I wonder if the creators of the superhero comic book, Batman, Bob Kane and Bill Finger, ever imagined so much would be made of their villain character, Joker. But just shy of 80 years on, I believe, hands down, we are being treated to the best portrayal of the fiend since they let him spring from the box as the eponymous villain for Batman and Robin to battle with. Our world, of course, is a very different place. But perhaps, given so many iterations of the nasty scoundrel have been drawn, ones we’re still attracted to (well, in my case it’s the first), it might also be true to say that not much has changed.

This latest depiction of Joker is, there’s no doubt, a deviated from the rest in one major way. Rather than the antihero being flatly drawn as wholly formed and perniciously wicked, in Todd Phillips’ 2019 film, titled, Joker, we are presented with the backstory of the wicked man and a plausible road for imagining his dastardly and conniving nature. Originally depicted as a one-dimensional merciless killer who gave his victims ‘Joker venom’, the toxin leaving their faces smiling grotesquely, we now see him as child and victim, as outcast and sufferer, as misfit and casualty. While that, in itself, is nothing new as a tenet for the arc of a story to engage its audience (the good in the baddie) there is something so satisfactory about the fleshed-out character of Joker in this luminous and lusciously-filmed piece, that the production, which does remind me of theatre, is nothing short of mesmerising.

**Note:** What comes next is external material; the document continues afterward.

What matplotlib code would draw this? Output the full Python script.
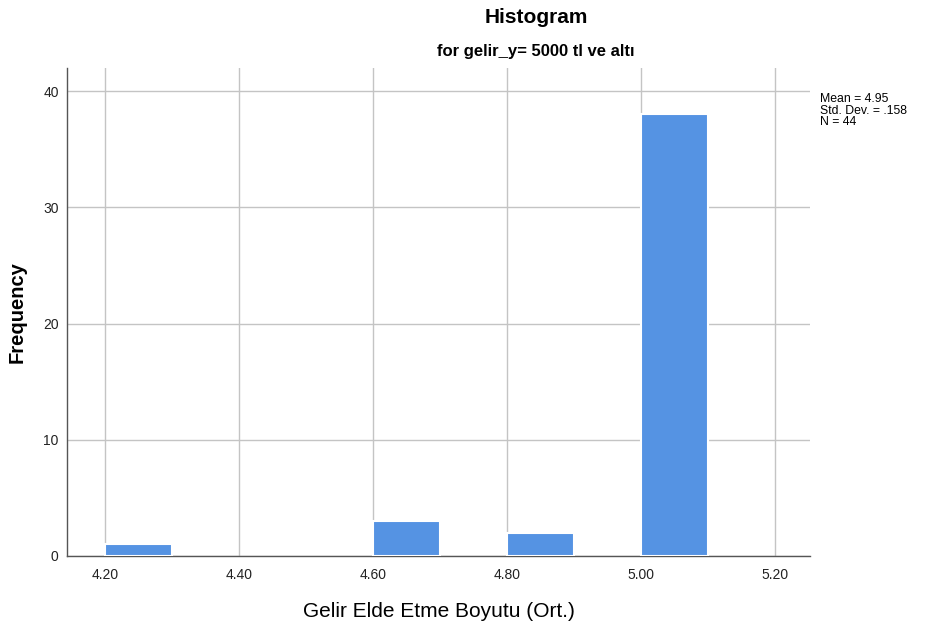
import matplotlib.pyplot as plt
import numpy as np

plt.rcParams["font.family"] = ["Liberation Sans", "DejaVu Sans"]

# histogram bins (left edges), width and frequencies
bin_left = [4.20, 4.60, 4.80, 5.00]
bin_width = 0.1
counts = [1, 3, 2, 38]
x_ticks = [4.20, 4.40, 4.60, 4.80, 5.00, 5.20]
y_ticks = [0, 10, 20, 30, 40]
stats = ["Mean = 4.95", "Std. Dev. = .158", "N = 44"]

fig = plt.figure(figsize=(9.25, 6.24), dpi=100, facecolor="white")
ax = fig.add_axes([0.0724, 0.109, 0.8033, 0.782])

ax.grid(True, color="#c4c4c4", linewidth=1.0)
ax.set_axisbelow(True)
ax.bar(bin_left, counts, width=bin_width, align="edge",
       color="#5593e3", edgecolor="white", linewidth=1.5, zorder=3)

ax.set_xlim(4.143, 5.252)
ax.set_ylim(0, 42)
ax.set_xticks(x_ticks)
ax.set_xticklabels([f"{t:.2f}" for t in x_ticks])
ax.set_yticks(y_ticks)
ax.tick_params(axis="both", labelsize=10, length=0, colors="#222222")
ax.tick_params(axis="x", pad=9)
ax.tick_params(axis="y", pad=6)

for s in ["top", "right"]:
    ax.spines[s].set_visible(False)
for s in ["left", "bottom"]:
    ax.spines[s].set_color("#555555")
    ax.spines[s].set_linewidth(1.0)

ax.set_xlabel("Gelir Elde Etme Boyutu (Ort.)", fontsize=15, labelpad=14)
ax.set_ylabel("Frequency", fontsize=14.5, fontweight="bold", labelpad=12)

fig.text(0.5795, 0.972, "Histogram", ha="center", va="center",
         fontsize=15, fontweight="bold")
fig.text(0.5795, 0.917, "for gelir_y= 5000 tl ve altı", ha="center",
         va="center", fontsize=12, fontweight="bold")

fig.text(0.886, 0.851, "\n".join(stats), ha="left", va="top",
         fontsize=8.8, linespacing=0.95)

plt.savefig("out.png", dpi=100)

As a child, I was not enthusiastic about the American sitcom format or the thread of a comic book. Unusual among my siblings and peers, I found both constructs fatuous and repetitive. So, to find myself enthralled by Joker was surprising and, I think, a credit to the film-makers. Unlike earlier films in which the character of Joker appears, the elements surrounding the character, including the story, are understated and built-up slowly, the city of Gotham in particular. From the streets to the nightlights, Gotham is suitably menacing and familiar, a city in which people inhabit while containing everything that divides us.

In this slightly dystopian world, one in which we also perceive as naïve – it is a time that predates mobile-phones and CCTV footage – the forces of inequality are very present. Sparking a movement to right the inequity in the metropolis without intending to, we see in Joker a moral compass, a sense of right and wrong, which, rather than placating our thoughts of him as a dangerous being, make him all the more pernicious as he discovers the freedom and joy of unleashing his pent-up fury.

What, however, lifts this film into the realm of artistry is Joaquin Phoenix’s portrayal of Joker. From the internalisation of his unique and troubling laugh, iconic in its delivery and resonance, to the metre of the jokes that the want-to-be comedian, Joker delivers, to the most striking trait of all, his human form. Arresting in its painful and heart-rendering depiction, is the shape of his torso, its movement writhing and contorting with balletic insinuation. Everything else in the film falls into place behind this disturbing, sometimes macabre image of a body wrought by complication and impediment, by vulnerability and liability, by agony and pathos.

Watching the character’s labyrinthian interchange and realignment of bone and sinew and muscle to express and progress the emotion and anguish and distress in the man is not only worthy of note but contextually important both within the film and for the industry in general. It really does both tell of the character and give texture to the medium.